Service Level Indicators are already as complicated they can be. Tracking more metrics can further complicate things and make the indicator potentially unreadable. It would be best if you avoid this at all costs.
As we've mentioned earlier, Service Level Indicators are the building blocks of Service Level Objectives. Any company or firm measuring its performance with Service Level Objectives will and must use SLIs.
If Service Level Objectives are the goals for a product, Service Level Indicators measure how well a product did with respect to its goals. If your goal is to maintain an uptime of 99.5%, but your SLI shows a total of 99.9% uptime, then the product exceeded the expectations.
Instead of focussing on tracking more SLIs, SREs should monitor core Service Level Indicators more effectively. One of the primary use cases of SLIs is to build an error budget. If you exceeded the goal, you can refer to the Service Level Indicators and develop a plan to add more features or plan maintenance services.
Service Level Indicators are the best way to measure the performance of a product. Monitoring Service Level Indicators along with SLOs can make your products much more available.
A service level objective is one of the critical aspects of Site Reliability Engineering. Service level objectives help you make necessary commitments and identify the error budget.
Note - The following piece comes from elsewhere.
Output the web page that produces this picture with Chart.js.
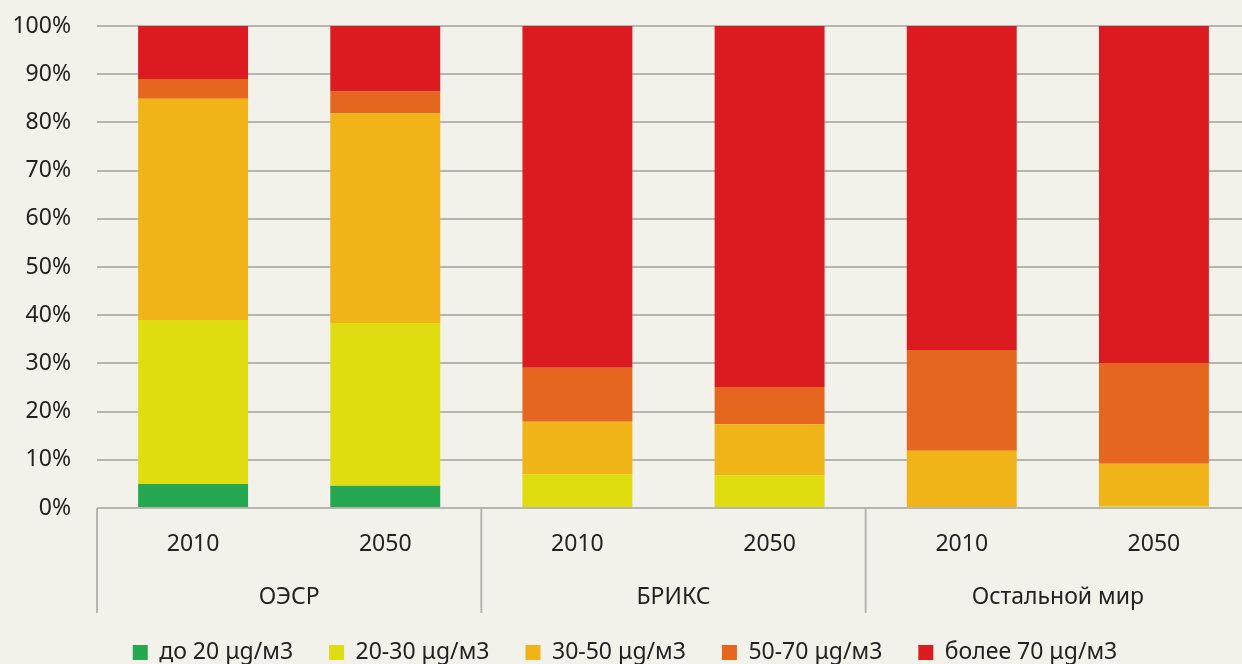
<!DOCTYPE html>
<html lang="ru">
<head>
    <meta charset="UTF-8">
    <title>Chart</title>
    <script src="https://cdn.jsdelivr.net/npm/chart.js@4"></script>
    <style>
        body { margin: 0; background: #f2f1ea; overflow: hidden; }
    </style>
</head>
<body>
    <!-- a bit wider than the window: the plot runs past the right edge like the original -->
    <canvas id="pmChart" width="1250" height="664"></canvas>
<script>
  // categories
  const years = ['2010', '2050', '2010', '2050', '2010', '2050'];
  const groups = ['ОЭСР', 'БРИКС', 'Остальной мир'];

  // series values (% of population)
  const upTo20 = [5.0, 4.6, 0, 0, 0, 0.2];
  const from20to30 = [34.0, 33.8, 7.0, 6.8, 0, 0.1];
  const from30to50 = [45.9, 43.5, 10.9, 10.6, 11.9, 8.9];
  const from50to70 = [4.1, 4.5, 11.2, 7.7, 20.9, 20.9];
  const over70 = [11.0, 13.6, 70.9, 74.9, 67.2, 69.9];

  const seriesNames = ['до 20 μg/м3', '20-30 μg/м3', '30-50 μg/м3', '50-70 μg/м3', 'более 70 μg/м3'];

  const gridColor = '#b6b6b1';
  const textColor = '#222222';
  const font = { family: '"Noto Sans", sans-serif', size: 23 };

  // draws the second row of the x axis (region names) and the separators
  const groupLabels = {
    id: 'groupLabels',
    afterDraw(chart) {
      const { ctx, chartArea, scales: { x } } = chart;
      const per = years.length / groups.length;
      const bottom = chartArea.bottom;
      ctx.save();
      ctx.strokeStyle = gridColor;
      ctx.lineWidth = 2;
      for (let g = 0; g <= groups.length; g++) {
        let xb;
        if (g === 0) xb = chartArea.left;
        else if (g === groups.length) xb = chartArea.right;
        else xb = (x.getPixelForValue(g * per - 1) + x.getPixelForValue(g * per)) / 2;
        ctx.beginPath();
        ctx.moveTo(xb, bottom);
        ctx.lineTo(xb, bottom + 105);
        ctx.stroke();
      }
      ctx.fillStyle = textColor;
      ctx.font = font.size + 'px ' + font.family;
      ctx.textAlign = 'center';
      ctx.textBaseline = 'middle';
      groups.forEach((name, g) => {
        const cx = (x.getPixelForValue(g * per) + x.getPixelForValue(g * per + per - 1)) / 2;
        ctx.fillText(name, cx, bottom + 89);
      });
      ctx.restore();
    }
  };

  const colors = ['#26a852', '#dfdd10', '#f0b418', '#e5661e', '#dc1b21'];
  const values = [upTo20, from20to30, from30to50, from50to70, over70];

  const ctx = document.getElementById('pmChart').getContext('2d');
  new Chart(ctx, {
    type: 'bar',
    data: {
      labels: years,
      datasets: values.map((v, i) => ({
        label: seriesNames[i],
        data: v,
        backgroundColor: colors[i],
        borderWidth: 0,
        barPercentage: 0.572,
        categoryPercentage: 1.0,
      })),
    },
    options: {
      responsive: false,
      animation: false,
      layout: { padding: { top: 26, right: 0, left: 0, bottom: 0 } },
      plugins: {
        tooltip: { enabled: false },
        legend: {
          position: 'bottom',
          maxHeight: 59,
          labels: {
            boxWidth: 15,
            boxHeight: 15,
            padding: 36,
            color: textColor,
            font: font,
          },
        },
      },
      scales: {
        x: {
          stacked: true,
          grid: { display: false },
          border: { display: false },
          ticks: { color: textColor, font: font, padding: 15, maxRotation: 0 },
          afterFit(scale) { scale.height = 97; },
        },
        y: {
          stacked: true,
          min: 0,
          max: 100,
          grid: { color: gridColor, lineWidth: 2, drawTicks: false },
          border: { display: false },
          ticks: {
            stepSize: 10,
            color: textColor,
            font: font,
            padding: 26,
            callback: v => v + '%',
          },
          afterFit(scale) {
            scale.width = 97;
            scale.paddingTop = 0;
            scale.paddingBottom = 0;
          },
        },
      },
    },
    plugins: [groupLabels],
  });
</script>
</body>
</html>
Many companies with Site reliability Engineers use service level objectives as one of the key performance indicators.
Unlike service level indicators, service level objectives do not give the value of a specific parameter at an instant of time. They remain constant throughout the agreement. Usually, service level objectives are set before the product is launched and are the building blocks of any service level agreement.
Service level objectives are agreements upon specific metrics. They are present inside a service level agreement and usually represent a measure such as uptime or failure. You can think of SLAs as a formal agreement and service level objectives individual promises inside the agreement.
If you do not satisfy the promise mentioned in the agreement, your product may fail to meet customer requirements and may even lead to significant fines. Understanding service level objectives are quite crucial for a Site Reliability Engineer.
Service level objectives also tell the developer and operations teams their goals for a given product.
Service level objectives also have many challenges like any other metric. One of the main challenges is to make the service level objectives as clear as possible. However, making them overly complicated also creates numerous issues.
If the service level objectives are too vague, it may create confusion on what the goal is. If it is too complicated, the engineers may misinterpret the goals.
A simple rule of thumb is that only the most important metrics should be in the service level objectives. Putting every metric in the service level objectives can create a ton of headaches for your engineers.
The service level objectives should always account for client-side delays, just like service level agreements. SLOs should be spelled out in simple language that both the client and the engineers can understand.
The advantage of service level objectives is that they are useful for both paying and non-paying customers. You can use service level objectives to measure both internal and external customers. The numerous applications make service level objectives one of the primary aspects of the job of an SRE.
The SLOs are simple goals a product must meet. For instance, if the service level agreement states that the uptime should be more than 99.95%, then that is the service level objective for that product. Similarly, you can have service level objectives for many such metrics.
The service level objectives are the key in determining which metrics a developer should consider when changing an application. Sometimes, adding new features may cause downtime. If the service level objective needs more uptime than what the downtime would result in, the upgrades cannot happen.
Service level objectives are the key to success and both customer and team satisfaction. Ensure that you only consider the critical metrics for service level objectives.